** begin Information provided **

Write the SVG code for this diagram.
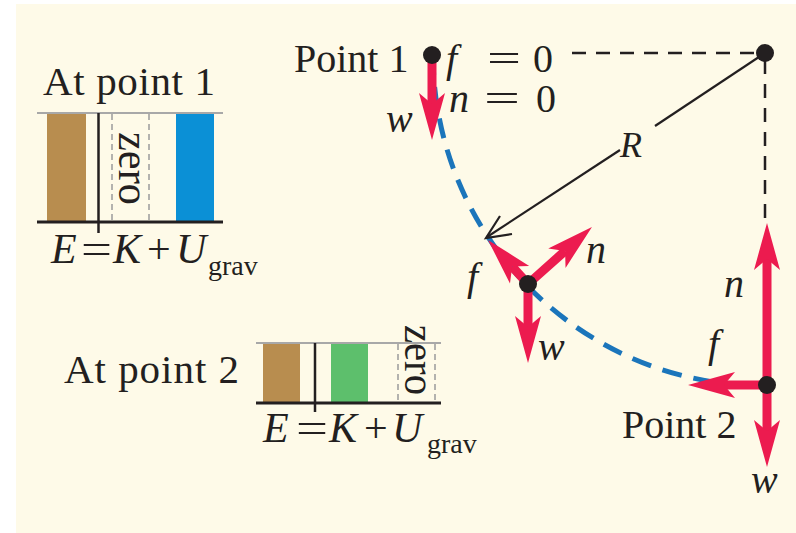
<svg xmlns="http://www.w3.org/2000/svg" width="796" height="533" viewBox="0 0 796 533">
<style>
.t{font-family:"Liberation Serif","Times New Roman",serif;fill:#231f20}
.it{font-style:italic}
.force{stroke:#ec1b4f;stroke-width:9;fill:none;marker-end:url(#ah)}
.dot{fill:#231f20}
.bl{stroke:#231f20;fill:none}
.gd{stroke:#9a9a9a;stroke-width:1.5;stroke-dasharray:6 4;fill:none}
</style>
<defs>
<marker id="ah" markerUnits="userSpaceOnUse" orient="auto" viewBox="-12 -14 50 28" refX="0" refY="0" markerWidth="50" markerHeight="28">
<path d="M36,0 L-11,-13 L0,0 L-11,13 Z" fill="#ec1b4f"/>
</marker>
</defs>
<rect x="0" y="0" width="796" height="533" fill="#ffffff"/>
<rect x="16" y="4" width="780" height="529" fill="#fefae8"/>

<g id="chart1">
<text class="t" x="43" y="95" font-size="41" textLength="172" lengthAdjust="spacing">At point 1</text>
<rect x="47" y="113" width="39" height="109" fill="#b88d4f"/>
<rect x="176" y="113" width="38" height="109" fill="#0b90d6"/>
<line class="gd" x1="112" y1="114" x2="112" y2="221"/>
<line class="gd" x1="149" y1="114" x2="149" y2="221"/>
<text class="t" transform="translate(119,132) rotate(90)" x="0" y="0" font-size="44" textLength="73" lengthAdjust="spacingAndGlyphs">zero</text>
<line x1="37" y1="113" x2="223" y2="113" stroke="#a8a8a8" stroke-width="2"/>
<line class="bl" x1="37" y1="222" x2="223" y2="222" stroke-width="3"/>
<line class="bl" x1="98.5" y1="113" x2="98.5" y2="233" stroke-width="2.5"/>
<text class="t it" x="51" y="263" font-size="42">E</text>
<text class="t" x="81" y="263" font-size="42" textLength="31" lengthAdjust="spacingAndGlyphs">=</text>
<text class="t it" x="113" y="263" font-size="42">K</text>
<text class="t" x="147" y="263" font-size="42">+</text>
<text class="t it" x="176" y="263" font-size="42">U</text>
<text class="t" x="208" y="275" font-size="28">grav</text>
</g>

<g id="chart2">
<text class="t" x="64" y="383" font-size="41" textLength="175" lengthAdjust="spacing">At point 2</text>
<rect x="263" y="343" width="37" height="60" fill="#b88d4f"/>
<rect x="331" y="343" width="37" height="60" fill="#5dbf6c"/>
<line class="gd" x1="398" y1="344" x2="398" y2="402"/>
<line class="gd" x1="435" y1="344" x2="435" y2="402"/>
<text class="t" transform="translate(405,325) rotate(90)" x="0" y="0" font-size="44" textLength="70" lengthAdjust="spacingAndGlyphs">zero</text>
<line x1="256" y1="343" x2="441" y2="343" stroke="#a8a8a8" stroke-width="2"/>
<line class="bl" x1="256" y1="403" x2="441" y2="403" stroke-width="3"/>
<line class="bl" x1="315" y1="343" x2="315" y2="412" stroke-width="2.5"/>
<text class="t it" x="263" y="442" font-size="42">E</text>
<text class="t" x="296" y="442" font-size="42" textLength="32" lengthAdjust="spacingAndGlyphs">=</text>
<text class="t it" x="329" y="442" font-size="42">K</text>
<text class="t" x="364" y="442" font-size="42">+</text>
<text class="t it" x="392" y="442" font-size="42">U</text>
<text class="t" x="427" y="453" font-size="28">grav</text>
</g>

<g id="connectors">
<path d="M433,55 A332,332 0 0,0 765,386" fill="none" stroke="#1b75bb" stroke-width="5" stroke-dasharray="20 12"/>
<line class="bl" x1="572" y1="53" x2="757" y2="53" stroke-width="2.5" stroke-dasharray="14 10"/>
<line class="bl" x1="765" y1="60" x2="765" y2="223" stroke-width="2.5" stroke-dasharray="14 10"/>
<line class="bl" x1="765" y1="53" x2="655" y2="126" stroke-width="2.2"/>
<line class="bl" x1="620" y1="150" x2="487" y2="237" stroke-width="2.2"/>
<path class="bl" d="M500,216 L486,238 L512,234" stroke-width="2.2"/>
<text class="t it" x="620" y="157" font-size="36">R</text>
</g>

<g id="center">
<circle class="dot" cx="765" cy="53" r="9"/>
</g>

<g id="point1">
<line class="force" x1="432" y1="55" x2="432" y2="104"/>
<circle class="dot" cx="432" cy="55" r="9"/>
<text class="t" x="294" y="72" font-size="40">Point 1</text>
<text class="t it" x="386" y="132" font-size="40">w</text>
<text class="t it" x="446" y="72" font-size="40">f</text>
<text class="t" x="487" y="72" font-size="40" textLength="34" lengthAdjust="spacingAndGlyphs">=</text>
<text class="t" x="533" y="72" font-size="40">0</text>
<text class="t it" x="449" y="112" font-size="40">n</text>
<text class="t" x="484" y="112" font-size="40" textLength="36" lengthAdjust="spacingAndGlyphs">=</text>
<text class="t" x="536" y="112" font-size="40">0</text>
</g>

<g id="point-mid">
<line class="force" x1="528" y1="284" x2="512.2" y2="266.6"/>
<line class="force" x1="528" y1="284" x2="565.1" y2="250.9"/>
<line class="force" x1="528" y1="284" x2="528" y2="327"/>
<circle class="dot" cx="528" cy="284" r="9"/>
<text class="t it" x="467" y="290" font-size="40">f</text>
<text class="t it" x="586" y="263" font-size="40">n</text>
<text class="t it" x="538" y="360" font-size="40">w</text>
</g>

<g id="point2">
<line class="force" x1="767" y1="385" x2="767" y2="259"/>
<line class="force" x1="767" y1="385" x2="724" y2="385"/>
<line class="force" x1="767" y1="385" x2="767" y2="431"/>
<circle class="dot" cx="767" cy="385" r="9"/>
<text class="t" x="622" y="438" font-size="40">Point 2</text>
<text class="t it" x="724" y="297" font-size="40">n</text>
<text class="t it" x="708" y="357" font-size="40">f</text>
<text class="t it" x="751" y="493" font-size="40">w</text>
</g>
</svg>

** end Information provided **

▸ Set problem:
Make an exact copy of the data, leaving its pictures out.

▸ Full answer:
Write the SVG code for this diagram.
<svg xmlns="http://www.w3.org/2000/svg" width="796" height="533" viewBox="0 0 796 533">
<style>
.t{font-family:"Liberation Serif","Times New Roman",serif;fill:#231f20}
.it{font-style:italic}
.force{stroke:#ec1b4f;stroke-width:9;fill:none;marker-end:url(#ah)}
.dot{fill:#231f20}
.bl{stroke:#231f20;fill:none}
.gd{stroke:#9a9a9a;stroke-width:1.5;stroke-dasharray:6 4;fill:none}
</style>
<defs>
<marker id="ah" markerUnits="userSpaceOnUse" orient="auto" viewBox="-12 -14 50 28" refX="0" refY="0" markerWidth="50" markerHeight="28">
<path d="M36,0 L-11,-13 L0,0 L-11,13 Z" fill="#ec1b4f"/>
</marker>
</defs>
<rect x="0" y="0" width="796" height="533" fill="#ffffff"/>
<rect x="16" y="4" width="780" height="529" fill="#fefae8"/>

<g id="chart1">
<text class="t" x="43" y="95" font-size="41" textLength="172" lengthAdjust="spacing">At point 1</text>
<rect x="47" y="113" width="39" height="109" fill="#b88d4f"/>
<rect x="176" y="113" width="38" height="109" fill="#0b90d6"/>
<line class="gd" x1="112" y1="114" x2="112" y2="221"/>
<line class="gd" x1="149" y1="114" x2="149" y2="221"/>
<text class="t" transform="translate(119,132) rotate(90)" x="0" y="0" font-size="44" textLength="73" lengthAdjust="spacingAndGlyphs">zero</text>
<line x1="37" y1="113" x2="223" y2="113" stroke="#a8a8a8" stroke-width="2"/>
<line class="bl" x1="37" y1="222" x2="223" y2="222" stroke-width="3"/>
<line class="bl" x1="98.5" y1="113" x2="98.5" y2="233" stroke-width="2.5"/>
<text class="t it" x="51" y="263" font-size="42">E</text>
<text class="t" x="81" y="263" font-size="42" textLength="31" lengthAdjust="spacingAndGlyphs">=</text>
<text class="t it" x="113" y="263" font-size="42">K</text>
<text class="t" x="147" y="263" font-size="42">+</text>
<text class="t it" x="176" y="263" font-size="42">U</text>
<text class="t" x="208" y="275" font-size="28">grav</text>
</g>

<g id="chart2">
<text class="t" x="64" y="383" font-size="41" textLength="175" lengthAdjust="spacing">At point 2</text>
<rect x="263" y="343" width="37" height="60" fill="#b88d4f"/>
<rect x="331" y="343" width="37" height="60" fill="#5dbf6c"/>
<line class="gd" x1="398" y1="344" x2="398" y2="402"/>
<line class="gd" x1="435" y1="344" x2="435" y2="402"/>
<text class="t" transform="translate(405,325) rotate(90)" x="0" y="0" font-size="44" textLength="70" lengthAdjust="spacingAndGlyphs">zero</text>
<line x1="256" y1="343" x2="441" y2="343" stroke="#a8a8a8" stroke-width="2"/>
<line class="bl" x1="256" y1="403" x2="441" y2="403" stroke-width="3"/>
<line class="bl" x1="315" y1="343" x2="315" y2="412" stroke-width="2.5"/>
<text class="t it" x="263" y="442" font-size="42">E</text>
<text class="t" x="296" y="442" font-size="42" textLength="32" lengthAdjust="spacingAndGlyphs">=</text>
<text class="t it" x="329" y="442" font-size="42">K</text>
<text class="t" x="364" y="442" font-size="42">+</text>
<text class="t it" x="392" y="442" font-size="42">U</text>
<text class="t" x="427" y="453" font-size="28">grav</text>
</g>

<g id="connectors">
<path d="M433,55 A332,332 0 0,0 765,386" fill="none" stroke="#1b75bb" stroke-width="5" stroke-dasharray="20 12"/>
<line class="bl" x1="572" y1="53" x2="757" y2="53" stroke-width="2.5" stroke-dasharray="14 10"/>
<line class="bl" x1="765" y1="60" x2="765" y2="223" stroke-width="2.5" stroke-dasharray="14 10"/>
<line class="bl" x1="765" y1="53" x2="655" y2="126" stroke-width="2.2"/>
<line class="bl" x1="620" y1="150" x2="487" y2="237" stroke-width="2.2"/>
<path class="bl" d="M500,216 L486,238 L512,234" stroke-width="2.2"/>
<text class="t it" x="620" y="157" font-size="36">R</text>
</g>

<g id="center">
<circle class="dot" cx="765" cy="53" r="9"/>
</g>

<g id="point1">
<line class="force" x1="432" y1="55" x2="432" y2="104"/>
<circle class="dot" cx="432" cy="55" r="9"/>
<text class="t" x="294" y="72" font-size="40">Point 1</text>
<text class="t it" x="386" y="132" font-size="40">w</text>
<text class="t it" x="446" y="72" font-size="40">f</text>
<text class="t" x="487" y="72" font-size="40" textLength="34" lengthAdjust="spacingAndGlyphs">=</text>
<text class="t" x="533" y="72" font-size="40">0</text>
<text class="t it" x="449" y="112" font-size="40">n</text>
<text class="t" x="484" y="112" font-size="40" textLength="36" lengthAdjust="spacingAndGlyphs">=</text>
<text class="t" x="536" y="112" font-size="40">0</text>
</g>

<g id="point-mid">
<line class="force" x1="528" y1="284" x2="512.2" y2="266.6"/>
<line class="force" x1="528" y1="284" x2="565.1" y2="250.9"/>
<line class="force" x1="528" y1="284" x2="528" y2="327"/>
<circle class="dot" cx="528" cy="284" r="9"/>
<text class="t it" x="467" y="290" font-size="40">f</text>
<text class="t it" x="586" y="263" font-size="40">n</text>
<text class="t it" x="538" y="360" font-size="40">w</text>
</g>

<g id="point2">
<line class="force" x1="767" y1="385" x2="767" y2="259"/>
<line class="force" x1="767" y1="385" x2="724" y2="385"/>
<line class="force" x1="767" y1="385" x2="767" y2="431"/>
<circle class="dot" cx="767" cy="385" r="9"/>
<text class="t" x="622" y="438" font-size="40">Point 2</text>
<text class="t it" x="724" y="297" font-size="40">n</text>
<text class="t it" x="708" y="357" font-size="40">f</text>
<text class="t it" x="751" y="493" font-size="40">w</text>
</g>
</svg>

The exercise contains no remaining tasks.